Es sabido que, en diversas partes del mundo, existen empresas que no conceden a los trabajadores ni siquiera un día de reposo a la semana, ni tampoco el domingo. El slogan de estas empresas es: “trabaja, come y duerme”. ¡Como si no hubiese otras necesidades! Pero también los trabajadores tienen derecho a la transfiguración, es decir a vivir experiencias fuertes de belleza en las que se sientan acogidos por un amor que consuela y comunica energía, porque una vida sin experiencia de transfiguración no es una vida humana. Desde este punto de vista, la observancia del domingo cristiano es muy significativa: el hecho de dedicar un día de un modo particular a la escucha y al encuentro con Jesús es un absurdo para el sistema dominante, es tiempo perdido, y así se quisiera transformar también el domingo en un día laborable, de producción y de consumo, como todos los demás. Testimoniar al Jesús transfigurado, pues, implica luchar a fin de que nadie sea considerado un simple instrumento de producción o un simple consumidor y para que a todos se les reconozca el derecho de vivir una vida buena y plenamente humana.

Dos proyectos

Por una extraña coincidencia, él seis de agosto, día de la fiesta de la Transfiguración, es también el día en el que en 1945, fue lanzada la bomba atómica sobre Hiroshima. Así, mientras Jesús se transfiguraba en una luz de vida, los hombres arrojaban una bomba que creaba una luz de muerte que en un solo día volatilizó cien mil seres humanos, y desfiguró el rostro y el cuerpo de muchos otros.

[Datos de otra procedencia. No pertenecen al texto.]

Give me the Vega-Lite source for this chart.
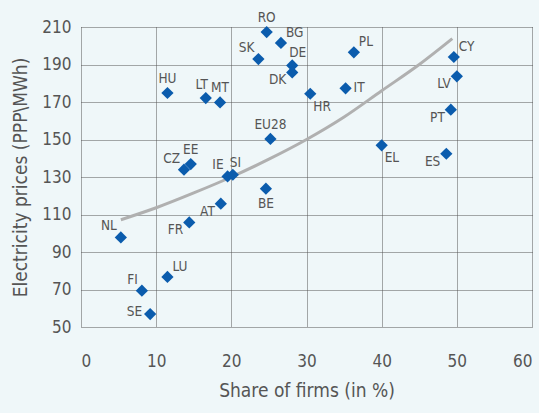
{
  "$schema": "https://vega.github.io/schema/vega-lite/v6.json",
  "width": 451,
  "height": 300,
  "autosize": "none",
  "padding": {"left": 81, "top": 27, "right": 7, "bottom": 86},
  "background": "#eff7f9",
  "config": {
    "view": {"stroke": null},
    "font": "DejaVu Sans Condensed, Liberation Sans, sans-serif",
    "axis": {
      "grid": true,
      "gridDash": [1, 1],
      "gridColor": "#555555",
      "gridWidth": 1,
      "domain": false,
      "ticks": false,
      "labelColor": "#555555",
      "labelFontSize": 17,
      "titleColor": "#555555",
      "titleFontSize": 19,
      "titleFontWeight": "normal"
    }
  },
  "datasets": {
    "points": [
      {"country": "RO", "x": 24.7, "y": 207.3},
      {"country": "BG", "x": 26.6, "y": 201.5},
      {"country": "SK", "x": 23.6, "y": 192.9},
      {"country": "DE", "x": 28.1, "y": 189.5},
      {"country": "DK", "x": 28.1, "y": 185.8},
      {"country": "PL", "x": 36.3, "y": 196.5},
      {"country": "IT", "x": 35.2, "y": 177.3},
      {"country": "HR", "x": 30.5, "y": 174.4},
      {"country": "CY", "x": 49.6, "y": 194.0},
      {"country": "LV", "x": 50.0, "y": 183.7},
      {"country": "PT", "x": 49.2, "y": 165.9},
      {"country": "ES", "x": 48.6, "y": 142.4},
      {"country": "EL", "x": 40.0, "y": 146.9},
      {"country": "EU28", "x": 25.2, "y": 150.3},
      {"country": "BE", "x": 24.6, "y": 123.8},
      {"country": "HU", "x": 11.5, "y": 174.8},
      {"country": "LT", "x": 16.6, "y": 172.1},
      {"country": "MT", "x": 18.5, "y": 169.8},
      {"country": "CZ", "x": 13.7, "y": 133.9},
      {"country": "EE", "x": 14.6, "y": 136.9},
      {"country": "IE", "x": 19.5, "y": 130.3},
      {"country": "SI", "x": 20.2, "y": 131.2},
      {"country": "AT", "x": 18.6, "y": 115.8},
      {"country": "FR", "x": 14.4, "y": 105.8},
      {"country": "NL", "x": 5.3, "y": 97.8},
      {"country": "LU", "x": 11.5, "y": 76.7},
      {"country": "FI", "x": 8.1, "y": 69.4},
      {"country": "SE", "x": 9.2, "y": 56.9}
    ],
    "trend": [
      {"x": 5.3, "y": 107.2},
      {"x": 10, "y": 113.6},
      {"x": 15, "y": 121.5},
      {"x": 20, "y": 130.0},
      {"x": 25, "y": 139.5},
      {"x": 30, "y": 150.0},
      {"x": 35, "y": 162.0},
      {"x": 40, "y": 176.0},
      {"x": 45, "y": 190.0},
      {"x": 49.4, "y": 203.8}
    ]
  },
  "encoding": {
    "x": {
      "field": "x",
      "type": "quantitative",
      "scale": {"domain": [0, 60], "nice": false},
      "axis": {
        "title": "Share of firms (in %)",
        "values": [0, 10, 20, 30, 40, 50, 60],
        "labelPadding": 26,
        "titlePadding": 12
      }
    },
    "y": {
      "field": "y",
      "type": "quantitative",
      "scale": {"domain": [50, 210], "nice": false, "zero": false},
      "axis": {
        "title": "Electricity prices (PPP\\MWh)",
        "values": [50, 70, 90, 110, 130, 150, 170, 190, 210],
        "labelPadding": 10,
        "titlePadding": 11
      }
    }
  },
  "layer": [
    {
      "data": {"name": "trend"},
      "mark": {"type": "line", "color": "#b0b0b0", "strokeWidth": 3, "interpolate": "monotone"}
    },
    {
      "data": {"name": "points"},
      "mark": {"type": "point", "shape": "diamond", "filled": true, "size": 150, "color": "#0b5cad", "opacity": 1}
    },
    {
      "data": {"name": "points"},
      "transform": [{"filter": {"field": "country", "oneOf": ["RO", "EU28", "HU", "MT", "EE"]}}],
      "mark": {"type": "text", "align": "center", "baseline": "middle", "dy": -14, "fontSize": 13.5, "color": "#555555"},
      "encoding": {"text": {"field": "country"}}
    },
    {
      "data": {"name": "points"},
      "transform": [{"filter": {"field": "country", "oneOf": ["LT"]}}],
      "mark": {"type": "text", "align": "center", "baseline": "middle", "dx": -4, "dy": -13, "fontSize": 13.5, "color": "#555555"},
      "encoding": {"text": {"field": "country"}}
    },
    {
      "data": {"name": "points"},
      "transform": [{"filter": {"field": "country", "oneOf": ["BE"]}}],
      "mark": {"type": "text", "align": "center", "baseline": "middle", "dy": 15, "fontSize": 13.5, "color": "#555555"},
      "encoding": {"text": {"field": "country"}}
    },
    {
      "data": {"name": "points"},
      "transform": [{"filter": {"field": "country", "oneOf": ["BG", "PL", "CY", "LU"]}}],
      "mark": {"type": "text", "align": "left", "baseline": "middle", "dx": 5, "dy": -10, "fontSize": 13.5, "color": "#555555"},
      "encoding": {"text": {"field": "country"}}
    },
    {
      "data": {"name": "points"},
      "transform": [{"filter": {"field": "country", "oneOf": ["DE", "SI"]}}],
      "mark": {"type": "text", "align": "left", "baseline": "middle", "dx": -3, "dy": -12, "fontSize": 13.5, "color": "#555555"},
      "encoding": {"text": {"field": "country"}}
    },
    {
      "data": {"name": "points"},
      "transform": [{"filter": {"field": "country", "oneOf": ["SK", "CZ", "NL", "FI", "IE"]}}],
      "mark": {"type": "text", "align": "right", "baseline": "middle", "dx": -4, "dy": -11, "fontSize": 13.5, "color": "#555555"},
      "encoding": {"text": {"field": "country"}}
    },
    {
      "data": {"name": "points"},
      "transform": [{"filter": {"field": "country", "oneOf": ["IT"]}}],
      "mark": {"type": "text", "align": "left", "baseline": "middle", "dx": 8, "dy": 0, "fontSize": 13.5, "color": "#555555"},
      "encoding": {"text": {"field": "country"}}
    },
    {
      "data": {"name": "points"},
      "transform": [{"filter": {"field": "country", "oneOf": ["HR", "EL"]}}],
      "mark": {"type": "text", "align": "left", "baseline": "middle", "dx": 3, "dy": 13, "fontSize": 13.5, "color": "#555555"},
      "encoding": {"text": {"field": "country"}}
    },
    {
      "data": {"name": "points"},
      "transform": [{"filter": {"field": "country", "oneOf": ["DK", "LV", "PT", "ES", "AT", "FR"]}}],
      "mark": {"type": "text", "align": "right", "baseline": "middle", "dx": -6, "dy": 8, "fontSize": 13.5, "color": "#555555"},
      "encoding": {"text": {"field": "country"}}
    },
    {
      "data": {"name": "points"},
      "transform": [{"filter": {"field": "country", "oneOf": ["SE"]}}],
      "mark": {"type": "text", "align": "right", "baseline": "middle", "dx": -8, "dy": -2, "fontSize": 13.5, "color": "#555555"},
      "encoding": {"text": {"field": "country"}}
    }
  ]
}
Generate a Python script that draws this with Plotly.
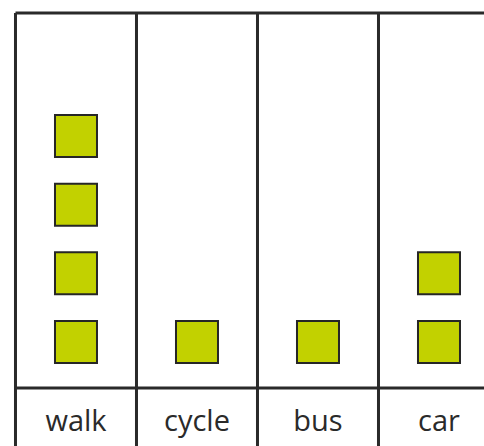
import plotly.graph_objects as go

modes = ["walk", "cycle", "bus", "car"]
counts = [4, 1, 1, 2]

# one square per pupil, stacked up from the bottom of each column
xs, ys = [], []
for i, n in enumerate(counts):
    for k in range(1, n + 1):
        xs.append(i)
        ys.append(k)

line_col = "#2a2a2a"
fig = go.Figure()

fig.add_trace(go.Scatter(
    x=xs, y=ys, mode="markers",
    marker=dict(symbol="square", size=42, color="#c2d100",
                line=dict(color="#262626", width=2)),
    hoverinfo="skip", showlegend=False,
))

fig.add_trace(go.Scatter(
    x=list(range(len(modes))), y=[-0.19] * len(modes),
    mode="text", text=modes,
    textfont=dict(family="Open Sans", size=29, color="#2a2a2a"),
    hoverinfo="skip", showlegend=False,
))

top, sep = 5.79, 0.33
shapes = []
for i in range(len(modes) + 1):
    shapes.append(dict(type="line", xref="x", yref="y", x0=i - 0.5, x1=i - 0.5,
                       y0=-1, y1=top, line=dict(color=line_col, width=3)))
for yv in (top, sep):
    shapes.append(dict(type="line", xref="x", yref="y", x0=-0.5, x1=len(modes),
                       y0=yv, y1=yv, line=dict(color=line_col, width=3)))

fig.update_layout(
    width=484, height=446,
    margin=dict(l=0, r=0, t=0, b=0),
    paper_bgcolor="white", plot_bgcolor="white",
    xaxis=dict(range=[-0.628, 3.372], visible=False, fixedrange=True),
    yaxis=dict(range=[-0.5146, 5.980], visible=False, fixedrange=True),
    shapes=shapes,
)

# drop the default page margin so the chart sits flush in the window
fig.write_html("out.html", config={"displayModeBar": False},
               post_script="document.body.style.margin='0';document.body.style.overflow='hidden';")
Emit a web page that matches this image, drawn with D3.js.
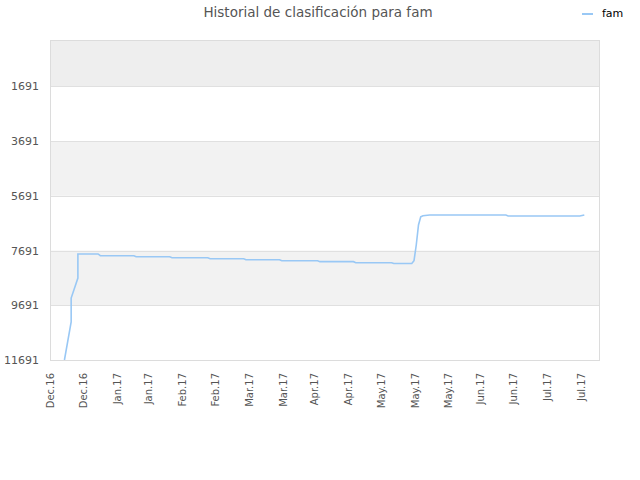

También hoy asistimos a la lucha entre estas dos “luces”, y entre estos dos proyectos: por una parte la “transfiguración”, el proyecto de Dios que quiere transfigurar el mundo, es decir, transformarlo en un Reino de justicia, belleza y paz; y de otro lado la “desfiguración”, el proyecto de algunos poderosos dispuestos a destruir el medioambiente y a asesinar a los hermanos con tal de conseguir los propios intereses económicos. Testimoniar, pues, como comunidad cristiana al Jesús transfigurado, implica también un compromiso a nivel social y político a favor de la vida, contra todas las políticas de muerte dispuestas a desfigurar y a destruir el planeta y la humanidad.

Para reflexionar:

-              ¿Como comunidad, tenemos tiempos en los que ascendemos juntos a lo alto del monte para escuchar la palabra? ¿Cómo organizamos y cómo vivimos estos momentos?

-              ¿En mi vida apostólica y de comunidad me siento amado? ¿Hago experiencias de transfiguración?

-              ¿La escucha de la “palabra de vida” (Jn 1,1) nos empuja, como comunidades misioneras, a comprometernos activamente contra las palabras y contra los proyectos de muerte?